Prof. Keith Warriner is a food scientist, but when he heard about the shortage of N95 masks for front-line health-care workers battling COVID-19, he saw an opportunity to contribute.

Warriner and several collaborators have adapted technology that uses UV light, hydrogen peroxide and ozone to decontaminate fruits, vegetables and food packaging to help in the fight against COVID-19. Their previous work was partly funded by the Ontario Agri-Food Innovation Alliance, a collaboration between U of G and the Ontario Ministry of Agriculture, Food and Rural Affairs (OMAFRA).

Warriner saw the potential to modify the existing technology to decontaminate N95 masks and make them reusable—a significant contribution during a time when personal protective equipment such as these masks is in short supply.

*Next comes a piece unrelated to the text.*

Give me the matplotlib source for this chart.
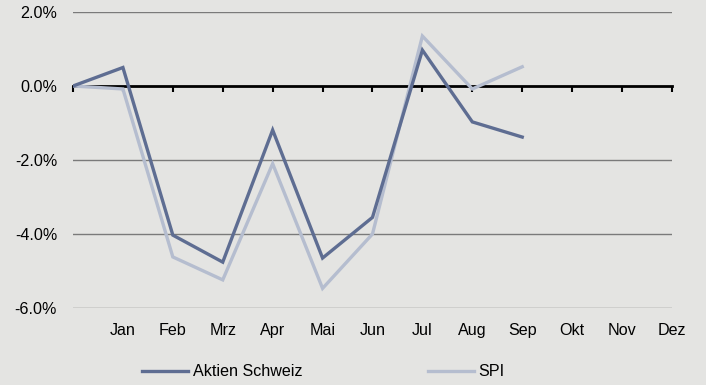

“Not many changes were needed—lemons have the same crevices and pores as mask materials. In fact, it’s easier to decontaminate a mask than it is a lemon,” he said.

Post-doctoral researcher Mahdiyeh Hasani modified the sanitation process by creating a special holder and optimizing the hydrogen peroxide concentration and treatment times.

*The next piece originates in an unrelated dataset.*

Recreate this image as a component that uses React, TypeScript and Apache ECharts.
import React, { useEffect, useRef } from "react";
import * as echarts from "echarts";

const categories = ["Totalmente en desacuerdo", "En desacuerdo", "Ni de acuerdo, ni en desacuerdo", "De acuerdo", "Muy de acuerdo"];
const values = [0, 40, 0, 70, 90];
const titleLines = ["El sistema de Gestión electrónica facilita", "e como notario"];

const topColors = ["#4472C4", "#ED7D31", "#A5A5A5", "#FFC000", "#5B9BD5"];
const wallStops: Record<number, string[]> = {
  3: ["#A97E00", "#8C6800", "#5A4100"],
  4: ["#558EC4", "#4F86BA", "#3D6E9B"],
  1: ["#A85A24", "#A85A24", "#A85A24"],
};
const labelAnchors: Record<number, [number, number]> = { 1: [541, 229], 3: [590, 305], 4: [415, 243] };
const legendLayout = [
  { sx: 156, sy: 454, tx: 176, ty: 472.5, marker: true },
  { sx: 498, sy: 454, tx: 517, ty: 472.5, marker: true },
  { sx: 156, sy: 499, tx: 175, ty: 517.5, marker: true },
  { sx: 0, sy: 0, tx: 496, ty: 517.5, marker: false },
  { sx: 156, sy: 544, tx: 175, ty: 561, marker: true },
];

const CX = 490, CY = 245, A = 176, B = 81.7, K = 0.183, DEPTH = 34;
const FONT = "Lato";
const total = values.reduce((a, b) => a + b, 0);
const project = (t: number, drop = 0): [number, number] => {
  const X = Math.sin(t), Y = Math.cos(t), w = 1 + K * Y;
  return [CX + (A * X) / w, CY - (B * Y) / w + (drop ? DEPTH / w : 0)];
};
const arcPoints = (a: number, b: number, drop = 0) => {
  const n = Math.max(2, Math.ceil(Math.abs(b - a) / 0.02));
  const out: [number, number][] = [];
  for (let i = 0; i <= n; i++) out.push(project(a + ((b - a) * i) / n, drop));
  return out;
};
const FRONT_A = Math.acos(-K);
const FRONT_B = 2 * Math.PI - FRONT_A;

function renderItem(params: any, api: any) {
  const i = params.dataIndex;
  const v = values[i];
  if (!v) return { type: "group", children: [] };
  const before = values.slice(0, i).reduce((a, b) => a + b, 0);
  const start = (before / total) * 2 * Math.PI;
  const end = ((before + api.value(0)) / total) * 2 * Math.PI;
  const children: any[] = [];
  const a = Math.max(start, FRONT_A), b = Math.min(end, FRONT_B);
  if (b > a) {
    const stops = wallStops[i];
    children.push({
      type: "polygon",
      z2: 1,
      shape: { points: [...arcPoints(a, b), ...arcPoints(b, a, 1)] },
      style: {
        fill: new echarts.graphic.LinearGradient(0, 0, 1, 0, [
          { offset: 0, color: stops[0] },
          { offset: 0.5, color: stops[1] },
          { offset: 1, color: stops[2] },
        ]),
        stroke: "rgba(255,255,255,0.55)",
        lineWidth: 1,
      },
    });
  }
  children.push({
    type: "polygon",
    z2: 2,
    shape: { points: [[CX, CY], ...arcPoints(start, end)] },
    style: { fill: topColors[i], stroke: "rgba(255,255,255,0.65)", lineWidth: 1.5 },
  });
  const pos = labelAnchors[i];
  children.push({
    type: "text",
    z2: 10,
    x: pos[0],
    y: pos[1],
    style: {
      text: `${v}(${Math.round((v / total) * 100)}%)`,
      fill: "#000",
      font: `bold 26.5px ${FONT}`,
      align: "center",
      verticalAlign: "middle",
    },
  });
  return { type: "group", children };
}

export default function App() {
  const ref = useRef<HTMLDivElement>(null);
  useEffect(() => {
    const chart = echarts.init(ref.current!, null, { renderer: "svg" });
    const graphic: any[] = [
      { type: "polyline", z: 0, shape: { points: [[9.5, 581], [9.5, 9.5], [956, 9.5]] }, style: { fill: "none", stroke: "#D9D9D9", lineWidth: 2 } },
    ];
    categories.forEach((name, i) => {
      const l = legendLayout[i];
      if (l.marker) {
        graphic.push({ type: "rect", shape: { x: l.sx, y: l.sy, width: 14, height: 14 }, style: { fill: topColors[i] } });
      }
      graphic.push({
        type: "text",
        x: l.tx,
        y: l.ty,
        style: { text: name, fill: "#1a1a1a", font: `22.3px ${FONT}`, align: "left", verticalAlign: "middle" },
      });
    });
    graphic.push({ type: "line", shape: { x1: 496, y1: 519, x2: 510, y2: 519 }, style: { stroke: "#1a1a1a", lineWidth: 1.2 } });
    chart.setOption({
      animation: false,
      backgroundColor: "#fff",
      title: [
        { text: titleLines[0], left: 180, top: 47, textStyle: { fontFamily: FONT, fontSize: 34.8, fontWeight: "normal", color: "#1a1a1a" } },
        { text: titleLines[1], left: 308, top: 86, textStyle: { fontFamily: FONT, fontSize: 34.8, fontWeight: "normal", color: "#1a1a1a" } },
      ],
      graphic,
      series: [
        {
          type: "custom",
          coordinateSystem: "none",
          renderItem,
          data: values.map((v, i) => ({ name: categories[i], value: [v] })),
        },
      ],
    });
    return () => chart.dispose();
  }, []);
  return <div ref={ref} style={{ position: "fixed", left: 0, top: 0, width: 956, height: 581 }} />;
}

Warriner and Hasani worked with Clean Works, a company in Beamsville, Ont., to develop a portable system that can be taken to health-care facilities. Akin to running objects through an airport X-ray machine, items are inserted at one end and come out clean at the other, meaning masks do not have to be decontaminated in smaller batches.

After two weeks of research and testing with Clean Works, the National Research Council, Health Canada and Toronto Paramedic Services (which helped with fit testing), the modified units, called Clean Flow Healthcare Mini, were approved by Health Canada. The first units have already been shipped to hospitals.

Along with Profs. Ryan Prosser, School of Environmental Sciences, and David Lubitz, School of Engineering, Warriner has partnered with Clean Works since 2015 to market the waterless cleaning system for its original purpose: decontaminating fruits and vegetables. He credits fruit farmer Paul Moyer and CEO Mark VanderVeen, both of Clean Works, with the original vision of marketing this innovative decontamination technology to fruit and vegetable growers.

“It’s the perfect example of how industry, academia and government work together,” says Warriner. “Without funding from OMAFRA, this wouldn’t have happened.”

Clean Works technology is being used for fruit and vegetable decontamination across Ontario and California for crops including apples, peaches and table grapes.

This research was also supported by OMAFRA’s Food Safety Research Program, Moyers Apple Products Ltd. and Court Holdings Ltd.